WHAT YOU HAVE TO DO: Reproduce exactly, with no pictures, each line from the opening of the material down through the line containing "from matplotlib.transforms import".

─── DATASET EXTRACT

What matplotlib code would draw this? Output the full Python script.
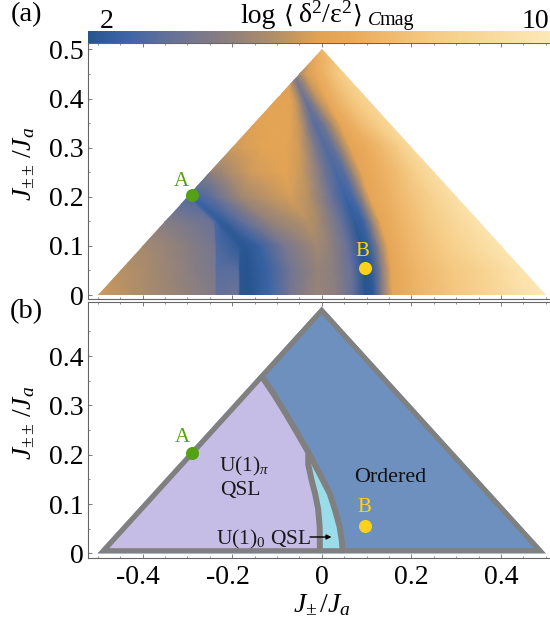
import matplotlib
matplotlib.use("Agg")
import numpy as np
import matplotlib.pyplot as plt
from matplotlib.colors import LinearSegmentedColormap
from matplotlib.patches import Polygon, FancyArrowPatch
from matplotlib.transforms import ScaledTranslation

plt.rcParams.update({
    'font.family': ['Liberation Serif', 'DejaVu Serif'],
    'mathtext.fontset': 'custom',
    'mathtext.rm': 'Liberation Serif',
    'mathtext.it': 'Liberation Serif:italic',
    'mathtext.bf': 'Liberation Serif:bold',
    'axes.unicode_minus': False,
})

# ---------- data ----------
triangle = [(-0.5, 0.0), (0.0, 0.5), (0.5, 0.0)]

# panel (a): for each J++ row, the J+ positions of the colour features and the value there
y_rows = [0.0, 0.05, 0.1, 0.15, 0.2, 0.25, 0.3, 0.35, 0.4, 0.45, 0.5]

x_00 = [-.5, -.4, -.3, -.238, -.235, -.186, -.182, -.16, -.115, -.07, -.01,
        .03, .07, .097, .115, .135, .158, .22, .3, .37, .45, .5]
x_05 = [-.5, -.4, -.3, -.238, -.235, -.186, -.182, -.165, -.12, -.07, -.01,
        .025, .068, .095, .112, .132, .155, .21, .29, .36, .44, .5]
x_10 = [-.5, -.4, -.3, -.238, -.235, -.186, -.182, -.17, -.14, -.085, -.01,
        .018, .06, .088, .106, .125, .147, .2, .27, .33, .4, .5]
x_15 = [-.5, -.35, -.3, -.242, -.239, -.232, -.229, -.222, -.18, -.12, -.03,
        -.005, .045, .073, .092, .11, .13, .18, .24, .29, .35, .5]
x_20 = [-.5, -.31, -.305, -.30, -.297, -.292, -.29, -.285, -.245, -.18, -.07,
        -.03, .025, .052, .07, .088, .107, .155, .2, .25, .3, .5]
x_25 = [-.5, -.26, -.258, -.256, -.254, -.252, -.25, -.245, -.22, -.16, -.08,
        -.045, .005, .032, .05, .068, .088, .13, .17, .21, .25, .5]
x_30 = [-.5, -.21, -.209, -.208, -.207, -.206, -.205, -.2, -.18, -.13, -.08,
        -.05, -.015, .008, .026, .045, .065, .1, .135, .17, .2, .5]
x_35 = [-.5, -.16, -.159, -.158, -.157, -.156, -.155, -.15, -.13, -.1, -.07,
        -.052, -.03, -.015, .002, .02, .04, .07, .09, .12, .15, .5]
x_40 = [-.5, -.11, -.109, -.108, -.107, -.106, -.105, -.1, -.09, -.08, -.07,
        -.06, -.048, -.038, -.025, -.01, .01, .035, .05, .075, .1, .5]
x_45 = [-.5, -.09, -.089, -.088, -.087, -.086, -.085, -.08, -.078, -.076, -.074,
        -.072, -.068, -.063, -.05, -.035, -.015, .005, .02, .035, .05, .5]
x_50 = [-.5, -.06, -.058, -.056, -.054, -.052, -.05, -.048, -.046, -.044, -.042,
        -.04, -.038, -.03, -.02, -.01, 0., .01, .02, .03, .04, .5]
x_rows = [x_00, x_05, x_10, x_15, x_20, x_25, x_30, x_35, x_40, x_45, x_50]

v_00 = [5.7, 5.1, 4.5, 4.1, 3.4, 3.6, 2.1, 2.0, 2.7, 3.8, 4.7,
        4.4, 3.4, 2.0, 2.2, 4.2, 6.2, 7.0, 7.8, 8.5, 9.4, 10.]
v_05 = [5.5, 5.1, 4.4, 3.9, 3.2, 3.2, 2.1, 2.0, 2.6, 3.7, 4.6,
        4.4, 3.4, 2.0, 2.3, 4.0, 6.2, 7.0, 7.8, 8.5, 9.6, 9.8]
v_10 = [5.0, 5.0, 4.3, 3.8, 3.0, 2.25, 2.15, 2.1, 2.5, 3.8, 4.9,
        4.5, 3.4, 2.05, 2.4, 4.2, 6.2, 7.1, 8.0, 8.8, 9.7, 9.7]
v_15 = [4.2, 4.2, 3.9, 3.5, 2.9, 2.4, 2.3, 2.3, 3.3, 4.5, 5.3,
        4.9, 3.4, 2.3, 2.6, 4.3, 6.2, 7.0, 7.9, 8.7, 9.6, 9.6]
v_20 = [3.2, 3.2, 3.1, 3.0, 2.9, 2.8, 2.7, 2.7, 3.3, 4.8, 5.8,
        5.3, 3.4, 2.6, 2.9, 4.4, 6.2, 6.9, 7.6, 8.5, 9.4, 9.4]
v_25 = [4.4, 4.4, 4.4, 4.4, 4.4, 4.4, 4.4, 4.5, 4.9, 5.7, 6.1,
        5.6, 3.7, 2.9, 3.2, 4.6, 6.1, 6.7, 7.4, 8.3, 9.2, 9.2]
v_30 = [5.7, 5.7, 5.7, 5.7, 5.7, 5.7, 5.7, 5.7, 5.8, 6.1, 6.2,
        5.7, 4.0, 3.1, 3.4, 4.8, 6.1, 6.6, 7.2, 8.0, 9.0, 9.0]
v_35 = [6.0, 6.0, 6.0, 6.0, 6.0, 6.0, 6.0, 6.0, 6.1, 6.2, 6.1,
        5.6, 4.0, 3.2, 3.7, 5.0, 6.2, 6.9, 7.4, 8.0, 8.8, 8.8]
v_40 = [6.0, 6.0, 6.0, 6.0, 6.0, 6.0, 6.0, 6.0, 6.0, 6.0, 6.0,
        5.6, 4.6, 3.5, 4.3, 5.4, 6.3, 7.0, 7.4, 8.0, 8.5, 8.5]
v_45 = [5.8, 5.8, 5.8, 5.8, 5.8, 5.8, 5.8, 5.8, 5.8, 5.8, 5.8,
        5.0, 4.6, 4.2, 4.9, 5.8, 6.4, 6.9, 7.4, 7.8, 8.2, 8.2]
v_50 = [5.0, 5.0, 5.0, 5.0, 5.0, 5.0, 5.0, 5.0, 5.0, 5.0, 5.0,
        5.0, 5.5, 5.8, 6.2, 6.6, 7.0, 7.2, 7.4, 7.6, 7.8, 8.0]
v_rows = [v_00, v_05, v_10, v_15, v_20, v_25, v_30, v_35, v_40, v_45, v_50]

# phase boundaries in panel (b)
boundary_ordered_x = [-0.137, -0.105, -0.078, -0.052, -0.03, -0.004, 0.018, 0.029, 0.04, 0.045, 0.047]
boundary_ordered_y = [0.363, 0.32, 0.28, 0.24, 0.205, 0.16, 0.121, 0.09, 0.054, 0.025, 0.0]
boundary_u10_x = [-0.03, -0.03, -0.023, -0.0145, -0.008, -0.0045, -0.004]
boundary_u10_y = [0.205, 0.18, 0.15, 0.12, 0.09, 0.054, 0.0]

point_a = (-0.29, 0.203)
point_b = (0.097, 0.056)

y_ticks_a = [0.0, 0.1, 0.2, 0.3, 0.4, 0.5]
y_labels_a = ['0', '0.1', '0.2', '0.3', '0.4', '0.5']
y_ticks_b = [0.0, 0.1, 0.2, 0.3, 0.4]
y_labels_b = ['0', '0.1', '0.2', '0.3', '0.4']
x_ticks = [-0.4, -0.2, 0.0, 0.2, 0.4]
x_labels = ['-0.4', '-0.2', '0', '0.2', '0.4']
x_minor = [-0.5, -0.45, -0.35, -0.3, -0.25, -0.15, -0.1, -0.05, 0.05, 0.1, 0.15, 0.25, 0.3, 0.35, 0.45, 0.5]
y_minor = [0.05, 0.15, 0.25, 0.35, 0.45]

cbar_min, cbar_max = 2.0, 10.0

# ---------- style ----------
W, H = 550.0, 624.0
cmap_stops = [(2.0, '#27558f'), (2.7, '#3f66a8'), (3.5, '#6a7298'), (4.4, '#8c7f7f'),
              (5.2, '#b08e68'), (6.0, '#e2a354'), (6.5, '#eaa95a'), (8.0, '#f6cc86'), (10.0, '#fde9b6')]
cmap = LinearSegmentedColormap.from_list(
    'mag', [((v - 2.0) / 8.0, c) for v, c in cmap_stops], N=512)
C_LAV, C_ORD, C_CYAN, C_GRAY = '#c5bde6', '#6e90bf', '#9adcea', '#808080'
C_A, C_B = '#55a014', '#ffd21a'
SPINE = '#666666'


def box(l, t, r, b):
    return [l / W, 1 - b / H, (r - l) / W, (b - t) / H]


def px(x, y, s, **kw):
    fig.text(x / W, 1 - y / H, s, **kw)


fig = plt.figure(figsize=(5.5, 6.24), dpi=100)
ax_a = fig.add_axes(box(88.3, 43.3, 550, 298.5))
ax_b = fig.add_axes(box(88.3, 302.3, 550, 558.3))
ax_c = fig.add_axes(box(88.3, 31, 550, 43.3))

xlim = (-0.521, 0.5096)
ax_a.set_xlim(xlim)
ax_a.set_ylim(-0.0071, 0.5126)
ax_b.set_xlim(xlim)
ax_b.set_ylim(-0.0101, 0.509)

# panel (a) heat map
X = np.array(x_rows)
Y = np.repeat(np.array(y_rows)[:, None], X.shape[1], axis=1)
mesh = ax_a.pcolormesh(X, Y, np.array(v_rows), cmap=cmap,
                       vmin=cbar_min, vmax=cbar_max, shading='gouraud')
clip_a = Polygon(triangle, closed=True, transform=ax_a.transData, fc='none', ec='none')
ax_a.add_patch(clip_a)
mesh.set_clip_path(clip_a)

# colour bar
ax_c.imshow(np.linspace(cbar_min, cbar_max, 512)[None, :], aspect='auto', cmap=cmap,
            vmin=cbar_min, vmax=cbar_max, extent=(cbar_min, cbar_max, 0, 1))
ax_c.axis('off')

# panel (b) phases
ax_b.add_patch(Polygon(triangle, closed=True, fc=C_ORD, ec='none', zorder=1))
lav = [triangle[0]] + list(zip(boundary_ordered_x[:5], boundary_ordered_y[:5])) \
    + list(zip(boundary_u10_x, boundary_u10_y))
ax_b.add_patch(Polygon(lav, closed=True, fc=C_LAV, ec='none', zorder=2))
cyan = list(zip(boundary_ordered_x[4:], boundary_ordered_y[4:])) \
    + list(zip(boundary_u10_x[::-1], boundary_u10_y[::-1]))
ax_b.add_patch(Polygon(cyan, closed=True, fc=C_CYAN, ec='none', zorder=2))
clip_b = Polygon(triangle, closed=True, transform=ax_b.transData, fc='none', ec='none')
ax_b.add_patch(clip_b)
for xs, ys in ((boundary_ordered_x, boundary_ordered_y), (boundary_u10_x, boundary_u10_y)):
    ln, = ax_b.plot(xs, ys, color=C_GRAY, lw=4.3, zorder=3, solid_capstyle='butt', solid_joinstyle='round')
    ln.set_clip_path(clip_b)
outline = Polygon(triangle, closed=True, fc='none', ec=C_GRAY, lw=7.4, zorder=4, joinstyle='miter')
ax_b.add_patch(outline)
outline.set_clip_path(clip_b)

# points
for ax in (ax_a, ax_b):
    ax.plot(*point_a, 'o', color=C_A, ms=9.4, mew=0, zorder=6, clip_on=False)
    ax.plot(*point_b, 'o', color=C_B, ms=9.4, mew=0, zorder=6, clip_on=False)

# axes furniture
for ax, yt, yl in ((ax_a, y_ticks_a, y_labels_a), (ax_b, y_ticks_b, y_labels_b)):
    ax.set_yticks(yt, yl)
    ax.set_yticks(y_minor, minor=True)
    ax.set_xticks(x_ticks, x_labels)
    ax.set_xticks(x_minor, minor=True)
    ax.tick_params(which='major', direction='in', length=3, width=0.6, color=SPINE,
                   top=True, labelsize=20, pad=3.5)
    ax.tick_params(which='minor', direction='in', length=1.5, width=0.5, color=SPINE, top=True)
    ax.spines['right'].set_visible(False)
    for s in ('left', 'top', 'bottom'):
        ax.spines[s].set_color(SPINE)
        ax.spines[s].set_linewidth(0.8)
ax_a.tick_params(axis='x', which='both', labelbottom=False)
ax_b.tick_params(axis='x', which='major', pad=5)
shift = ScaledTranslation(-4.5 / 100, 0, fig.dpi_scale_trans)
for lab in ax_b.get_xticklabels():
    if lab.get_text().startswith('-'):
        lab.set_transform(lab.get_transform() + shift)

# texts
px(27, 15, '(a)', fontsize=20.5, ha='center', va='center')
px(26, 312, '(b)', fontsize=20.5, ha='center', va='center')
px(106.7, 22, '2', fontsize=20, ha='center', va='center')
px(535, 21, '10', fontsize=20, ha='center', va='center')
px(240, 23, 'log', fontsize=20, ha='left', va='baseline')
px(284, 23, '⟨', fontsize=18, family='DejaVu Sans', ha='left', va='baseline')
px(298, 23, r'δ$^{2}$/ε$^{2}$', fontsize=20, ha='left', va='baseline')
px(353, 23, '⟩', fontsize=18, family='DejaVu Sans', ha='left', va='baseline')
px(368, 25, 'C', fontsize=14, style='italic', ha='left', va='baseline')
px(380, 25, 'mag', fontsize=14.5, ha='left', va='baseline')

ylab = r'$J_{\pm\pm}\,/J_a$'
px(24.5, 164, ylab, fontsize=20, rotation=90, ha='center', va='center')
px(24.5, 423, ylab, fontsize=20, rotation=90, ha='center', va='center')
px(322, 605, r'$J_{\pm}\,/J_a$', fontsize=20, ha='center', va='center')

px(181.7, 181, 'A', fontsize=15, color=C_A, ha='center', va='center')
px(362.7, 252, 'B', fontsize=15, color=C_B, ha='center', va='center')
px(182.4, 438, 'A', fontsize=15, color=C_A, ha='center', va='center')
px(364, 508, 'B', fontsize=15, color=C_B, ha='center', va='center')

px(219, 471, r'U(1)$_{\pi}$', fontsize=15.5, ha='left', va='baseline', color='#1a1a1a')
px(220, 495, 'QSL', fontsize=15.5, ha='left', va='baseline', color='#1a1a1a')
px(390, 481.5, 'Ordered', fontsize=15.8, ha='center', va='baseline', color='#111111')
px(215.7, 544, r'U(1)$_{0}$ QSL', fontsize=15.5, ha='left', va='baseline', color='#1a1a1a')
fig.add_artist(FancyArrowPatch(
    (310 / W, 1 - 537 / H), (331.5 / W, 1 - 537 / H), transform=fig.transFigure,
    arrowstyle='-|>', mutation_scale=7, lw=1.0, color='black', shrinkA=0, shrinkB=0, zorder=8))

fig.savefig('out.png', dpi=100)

──────

FINISHED EXERCISE:
What matplotlib code would draw this? Output the full Python script.
import matplotlib
matplotlib.use("Agg")
import numpy as np
import matplotlib.pyplot as plt
from matplotlib.colors import LinearSegmentedColormap
from matplotlib.patches import Polygon, FancyArrowPatch
from matplotlib.transforms import ScaledTranslation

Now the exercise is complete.